75th anniversary of Auschwitz liberation marked in Poland

75th anniversary of Auschwitz liberation marked in Poland
/ Logaritmo
By Wojciech Kosc in Warsaw January 27, 2020

The 75th anniversary of the liberation of the Nazi death camp in Auschwitz gathered survivors and politicians at an event overshadowed by politics – global and national.

Poland, which Nazi Germany made the location of the “final solution” – the plan to exterminate Europe’s Jews, hosted the solemn ceremony after a diplomatic row with Russia led President Andrzej Duda to skip the World Holocaust Forum in Jerusalem earlier this month.

But politics also resonated at the site of the former death camp, the biggest and the deadliest of several extermination camps that the Germans set up on the occupied Polish territory in the 1940s. Some 1.1mn people perished in Auschwitz, around one million of them Polish and European Jews.

We will “always nurture the memory of and guard the truth about what happened here,” Duda said in a speech at the former camp.

“Distorting the history of WWII, denying the crimes of genocide and the Holocaust as well as an instrumental use of Auschwitz to attain any given goal is tantamount to the desecration of the memory of the victims whose ashes are scattered here. The truth about the Holocaust must not die. The memory of Auschwitz must last so that such extermination is never repeated again,” Duda added.

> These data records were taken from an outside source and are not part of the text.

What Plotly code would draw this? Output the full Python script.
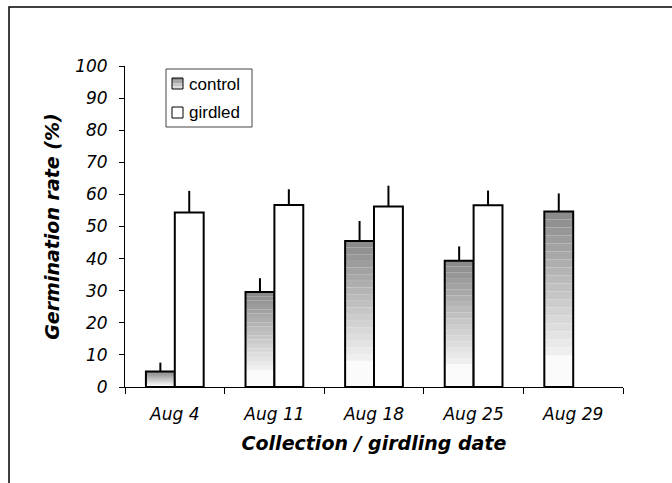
import plotly.graph_objects as go

categories = ["Aug 4", "Aug 11", "Aug 18", "Aug 25", "Aug 29"]
control = [4.8, 29.6, 45.5, 39.3, 54.7]
control_err = [2.8, 4.3, 6.2, 4.5, 5.6]
girdled = [54.4, 56.7, 56.2, 56.6, None]
girdled_err = [6.7, 4.9, 6.5, 4.6, None]
y_ticks = list(range(0, 101, 10))
series_names = ["control", "girdled"]

BW = 0.29
fig = go.Figure()

# gradient slices for control (dark at top, light at bottom, near-white base)
n = 18
white_frac = 0.18
def lerp(a, b, t):
    return int(round(a + (b - a) * t))
slices = [(0.0, white_frac, "#fbfbfb")]
for i in range(n):
    f0 = white_frac + (1 - white_frac) * i / n
    f1 = white_frac + (1 - white_frac) * (i + 1) / n
    t = (i + 0.5) / n
    v = lerp(0xf2, 0x88, t)
    slices.append((f0, f1, f"rgb({v},{v},{v})"))
for f0, f1, col in slices:
    fig.add_trace(go.Bar(x=categories, y=[c * (f1 - f0) for c in control],
                         base=[c * f0 for c in control], offset=-BW, width=BW,
                         marker=dict(color=col, line=dict(width=0)),
                         showlegend=False, hoverinfo="skip"))

# outline + error bars for control
fig.add_trace(go.Bar(x=categories, y=control, name=series_names[0], offset=-BW, width=BW,
                     showlegend=False,
                     marker=dict(color="rgba(0,0,0,0)", line=dict(color="black", width=2)),
                     error_y=dict(type="data", symmetric=False, array=control_err,
                                  arrayminus=[0] * 5, color="black", thickness=2, width=0)))

fig.add_trace(go.Bar(x=categories, y=girdled, name=series_names[1], offset=0, width=BW,
                     showlegend=False,
                     marker=dict(color="white", line=dict(color="black", width=2)),
                     error_y=dict(type="data", symmetric=False, array=girdled_err,
                                  arrayminus=[0] * 5, color="black", thickness=2, width=0)))

W, H = 672, 483
L, R, T, B = 125, 49, 66, 96
pw, ph = W - L - R, H - T - B
def px(x):
    return (x - L) / pw
def py(y):
    return (H - B - y) / ph

# outer frame
fig.add_shape(type="rect", xref="paper", yref="paper",
              x0=px(9), x1=px(W + 20), y0=py(H + 20), y1=py(7),
              line=dict(color="black", width=1.5), fillcolor="rgba(0,0,0,0)", layer="below")

# custom legend
fig.add_shape(type="rect", xref="paper", yref="paper",
              x0=px(166), x1=px(252), y0=py(127), y1=py(69),
              line=dict(color="#444444", width=1), fillcolor="white", layer="above")
bands = ["#8e8e8e", "#a6a6a6", "#c4c4c4", "#dedede"]
for k, col in enumerate(bands):
    fig.add_shape(type="rect", xref="paper", yref="paper",
                  x0=px(172), x1=px(183),
                  y0=py(78 + 11 * (k + 1) / len(bands)), y1=py(78 + 11 * k / len(bands)),
                  line=dict(width=0), fillcolor=col, layer="above")
fig.add_shape(type="rect", xref="paper", yref="paper",
              x0=px(172), x1=px(183), y0=py(89), y1=py(78),
              line=dict(color="black", width=1), fillcolor="rgba(0,0,0,0)", layer="above")
fig.add_shape(type="rect", xref="paper", yref="paper",
              x0=px(172), x1=px(183), y0=py(118), y1=py(107),
              line=dict(color="black", width=1), fillcolor="white", layer="above")
for name, yy in zip(series_names, [84, 112]):
    fig.add_annotation(xref="paper", yref="paper", x=px(187), y=py(yy), text=name,
                       showarrow=False, xanchor="left", yanchor="middle",
                       font=dict(family="Liberation Sans", size=17, color="black"))

fig.update_layout(
    width=W, height=H, margin=dict(l=L, r=R, t=T, b=B),
    paper_bgcolor="white", plot_bgcolor="white",
    barmode="overlay", showlegend=False,
    font=dict(family="DejaVu Sans", color="black"),
    xaxis=dict(type="category", tickson="boundaries", ticks="outside", ticklen=6,
               tickcolor="black", showline=True, linecolor="black", linewidth=1,
               showgrid=False, ticklabelstandoff=12,
               tickfont=dict(family="DejaVu Sans", size=17, style="italic"),
               title=dict(text="<b><i>Collection / girdling date</i></b>",
                          font=dict(family="DejaVu Sans", size=19), standoff=13)),
    yaxis=dict(range=[0, 100], tickvals=y_ticks, ticks="outside", ticklen=5,
               tickcolor="black", showline=True, linecolor="black", linewidth=1,
               showgrid=False, zeroline=False, ticklabelstandoff=8,
               tickfont=dict(family="DejaVu Sans", size=17, style="italic"),
               title=dict(text="<b><i>Germination rate (%)</i></b>",
                          font=dict(family="DejaVu Sans", size=19), standoff=10)),
)

fig.write_html("out.html", config={"displayModeBar": False},
               post_script="document.body.style.margin='0';")
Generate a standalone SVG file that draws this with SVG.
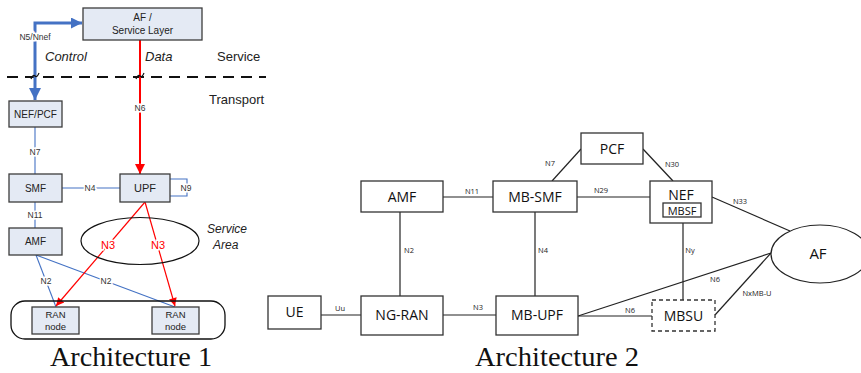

While the speech by the Polish leader carried a universal message, it was also a swipe at Russian President Vladimir Putin.

Poland and Russia have clashed over history in recent weeks in a tit-for-tat exchange that eventually led to Duda not attending the World Holocaust Forum after being denied a speaking slot there.

The event in Jerusalem was organised by Israeli President Reuven Rivlin, the Yad Vashem institute of Holocaust research, and the Israeli foreign ministry in cooperation with the European Jewish Congress, which is headed by Moshe Kantor, a friend of Putin’s.

Putin spoke in Jerusalem, his speech coming under fire from historians for distorting facts about the Holocaust. Putin said, for example, that 40% of the Jews who died in the Holocaust were citizens of the Soviet Union – a stark misrepresentation of what historians agree was one-sixth of the victims. Putin did not mention Poland in his Jerusalem speech.

Not inviting Duda to speak in Jerusalem was a slap in Poland’s face. Poland lost 90% of its pre-war Jewish population of three million. The educational role of the Auschwitz Memorial and Museum – maintained and partially financed by the Polish state – is highly regarded worldwide.

Earlier, Warsaw and Moscow traded blows, accusing each other of cooperation with the Nazis prior to, and in the early stages of, World War Two. Russia is especially sensitive to Poland's highlighting the fact that the Soviet Union was an ally of Hitler's prior to the war, resulting in its invasion of Poland alongside the Germans in 1939. Moscow says that is belittling its later effort to defeat the Nazis after the two former allies turned against each other.

Politics also closed in on Duda during the event at Auschwitz. Marian Turski, a survivor of the camp, talked about the importance of standing up to defend the constitutional order and warned against the dangers of eroding democracy, which is what the Polish authorities are often accused of.

“Don't be indifferent when you see history being tweaked to serve current politics. When minorities are being discriminated against. Or when authorities try to violate the social contract," said Turski.